⟨
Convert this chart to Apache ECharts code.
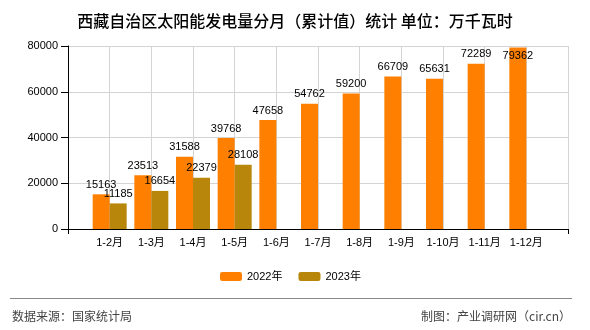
<!DOCTYPE html>
<html>
<head>
<meta charset="utf-8">
<script src="https://cdn.jsdelivr.net/npm/echarts@6/dist/echarts.min.js"></script>
<style>html,body{margin:0;padding:0;background:#fff}#c{width:590px;height:330px}</style>
</head>
<body>
<div id="c"></div>
<script>
var categories = ['1-2月','1-3月','1-4月','1-5月','1-6月','1-7月','1-8月','1-9月','1-10月','1-11月','1-12月'];
var values2022 = [15163, 23513, 31588, 39768, 47658, 54762, 59200, 66709, 65631, 72289, 79362];
var values2023 = [11185, 16654, 22379, 28108];
var yTicks = [0, 20000, 40000, 60000, 80000];
var seriesNames = ['2022年', '2023年'];

var FONT = '"Liberation Sans", "Noto Sans CJK SC", sans-serif';
var CJK = '"Noto Sans CJK SC", "Liberation Sans", sans-serif';

// pad with empty slot on both ends so categories sit on the grid lines
var xCats = [''].concat(categories).concat(['']);
function pad(arr) {
  var out = [null];
  for (var i = 0; i < categories.length; i++) out.push(i < arr.length ? arr[i] : null);
  out.push(null);
  return out;
}
var d2022 = pad(values2022).map(function (v, i) {
  if (v !== null && v > yTicks[yTicks.length - 1] * 0.95) {
    return { value: v, label: { position: 'insideTop', distance: 3 } };
  }
  return v;
});
var d2023 = pad(values2023);

var chart = echarts.init(document.getElementById('c'), null, { renderer: 'canvas' });
chart.setOption({
  animation: false,
  textStyle: { fontFamily: FONT },
  title: {
    text: '西藏自治区太阳能发电量分月（累计值）统计 单位：万千瓦时',
    left: 'center',
    top: 8,
    textStyle: { fontFamily: CJK, fontSize: 16, fontWeight: 500, color: '#000' }
  },
  legend: {
    data: seriesNames,
    left: 220,
    top: 271,
    padding: 0,
    itemWidth: 22,
    itemHeight: 9,
    itemGap: 16,
    textStyle: { fontFamily: FONT, fontSize: 11, color: '#000' }
  },
  grid: { left: 68, right: 22, top: 46, bottom: 101, containLabel: false },
  xAxis: {
    type: 'category',
    data: xCats,
    boundaryGap: false,
    axisLine: { show: true, lineStyle: { color: '#000', width: 1 } },
    axisTick: {
      show: true, length: 5,
      interval: function (idx) { return idx === 0 || idx === xCats.length - 1; },
      lineStyle: { color: '#000' }
    },
    axisLabel: { interval: 0, margin: 8, fontSize: 11, color: '#000', fontFamily: FONT },
    splitLine: { show: true, interval: 0, lineStyle: { color: '#d4d4d4', width: 1 } }
  },
  yAxis: {
    type: 'value',
    min: yTicks[0],
    max: yTicks[yTicks.length - 1],
    interval: yTicks[1] - yTicks[0],
    axisLine: { show: true, lineStyle: { color: '#000', width: 1 } },
    axisTick: { show: true, length: 7, lineStyle: { color: '#000' } },
    axisLabel: { margin: 10, fontSize: 11, color: '#000', fontFamily: FONT, formatter: function (v) { return String(v); } },
    splitLine: { show: true, lineStyle: { color: '#d4d4d4', width: 1 } }
  },
  series: [
    {
      name: seriesNames[0], type: 'bar', data: d2022, barWidth: 17, barGap: '0%',
      itemStyle: { color: '#FF8000' },
      label: { show: true, position: 'top', distance: 4, fontSize: 11, color: '#000', fontFamily: FONT }
    },
    {
      name: seriesNames[1], type: 'bar', data: d2023, barWidth: 17, barGap: '0%',
      itemStyle: { color: '#B8860B' },
      label: { show: true, position: 'top', distance: 4, fontSize: 11, color: '#000', fontFamily: FONT }
    }
  ],
  graphic: [
    { type: 'line', shape: { x1: 10, y1: 298.5, x2: 572, y2: 298.5 }, style: { stroke: '#888', lineWidth: 1 } },
    { type: 'text', left: 12, top: 310, style: { text: '数据来源：国家统计局', font: '12px ' + CJK, fill: '#444' } },
    { type: 'text', right: 19, top: 310, style: { text: '制图：产业调研网（cir.cn）', font: '12px ' + CJK, fill: '#444' } }
  ]
});
</script>
</body>
</html>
⟩
▸ WHAT IS BEING ASKED: The listing above needs to be output again exactly. Don't include the pictures.

▸ OUTPUT FOR THIS EXERCISE:
Convert this chart to Apache ECharts code.
<!DOCTYPE html>
<html>
<head>
<meta charset="utf-8">
<script src="https://cdn.jsdelivr.net/npm/echarts@6/dist/echarts.min.js"></script>
<style>html,body{margin:0;padding:0;background:#fff}#c{width:590px;height:330px}</style>
</head>
<body>
<div id="c"></div>
<script>
var categories = ['1-2月','1-3月','1-4月','1-5月','1-6月','1-7月','1-8月','1-9月','1-10月','1-11月','1-12月'];
var values2022 = [15163, 23513, 31588, 39768, 47658, 54762, 59200, 66709, 65631, 72289, 79362];
var values2023 = [11185, 16654, 22379, 28108];
var yTicks = [0, 20000, 40000, 60000, 80000];
var seriesNames = ['2022年', '2023年'];

var FONT = '"Liberation Sans", "Noto Sans CJK SC", sans-serif';
var CJK = '"Noto Sans CJK SC", "Liberation Sans", sans-serif';

// pad with empty slot on both ends so categories sit on the grid lines
var xCats = [''].concat(categories).concat(['']);
function pad(arr) {
  var out = [null];
  for (var i = 0; i < categories.length; i++) out.push(i < arr.length ? arr[i] : null);
  out.push(null);
  return out;
}
var d2022 = pad(values2022).map(function (v, i) {
  if (v !== null && v > yTicks[yTicks.length - 1] * 0.95) {
    return { value: v, label: { position: 'insideTop', distance: 3 } };
  }
  return v;
});
var d2023 = pad(values2023);

var chart = echarts.init(document.getElementById('c'), null, { renderer: 'canvas' });
chart.setOption({
  animation: false,
  textStyle: { fontFamily: FONT },
  title: {
    text: '西藏自治区太阳能发电量分月（累计值）统计 单位：万千瓦时',
    left: 'center',
    top: 8,
    textStyle: { fontFamily: CJK, fontSize: 16, fontWeight: 500, color: '#000' }
  },
  legend: {
    data: seriesNames,
    left: 220,
    top: 271,
    padding: 0,
    itemWidth: 22,
    itemHeight: 9,
    itemGap: 16,
    textStyle: { fontFamily: FONT, fontSize: 11, color: '#000' }
  },
  grid: { left: 68, right: 22, top: 46, bottom: 101, containLabel: false },
  xAxis: {
    type: 'category',
    data: xCats,
    boundaryGap: false,
    axisLine: { show: true, lineStyle: { color: '#000', width: 1 } },
    axisTick: {
      show: true, length: 5,
      interval: function (idx) { return idx === 0 || idx === xCats.length - 1; },
      lineStyle: { color: '#000' }
    },
    axisLabel: { interval: 0, margin: 8, fontSize: 11, color: '#000', fontFamily: FONT },
    splitLine: { show: true, interval: 0, lineStyle: { color: '#d4d4d4', width: 1 } }
  },
  yAxis: {
    type: 'value',
    min: yTicks[0],
    max: yTicks[yTicks.length - 1],
    interval: yTicks[1] - yTicks[0],
    axisLine: { show: true, lineStyle: { color: '#000', width: 1 } },
    axisTick: { show: true, length: 7, lineStyle: { color: '#000' } },
    axisLabel: { margin: 10, fontSize: 11, color: '#000', fontFamily: FONT, formatter: function (v) { return String(v); } },
    splitLine: { show: true, lineStyle: { color: '#d4d4d4', width: 1 } }
  },
  series: [
    {
      name: seriesNames[0], type: 'bar', data: d2022, barWidth: 17, barGap: '0%',
      itemStyle: { color: '#FF8000' },
      label: { show: true, position: 'top', distance: 4, fontSize: 11, color: '#000', fontFamily: FONT }
    },
    {
      name: seriesNames[1], type: 'bar', data: d2023, barWidth: 17, barGap: '0%',
      itemStyle: { color: '#B8860B' },
      label: { show: true, position: 'top', distance: 4, fontSize: 11, color: '#000', fontFamily: FONT }
    }
  ],
  graphic: [
    { type: 'line', shape: { x1: 10, y1: 298.5, x2: 572, y2: 298.5 }, style: { stroke: '#888', lineWidth: 1 } },
    { type: 'text', left: 12, top: 310, style: { text: '数据来源：国家统计局', font: '12px ' + CJK, fill: '#444' } },
    { type: 'text', right: 19, top: 310, style: { text: '制图：产业调研网（cir.cn）', font: '12px ' + CJK, fill: '#444' } }
  ]
});
</script>
</body>
</html>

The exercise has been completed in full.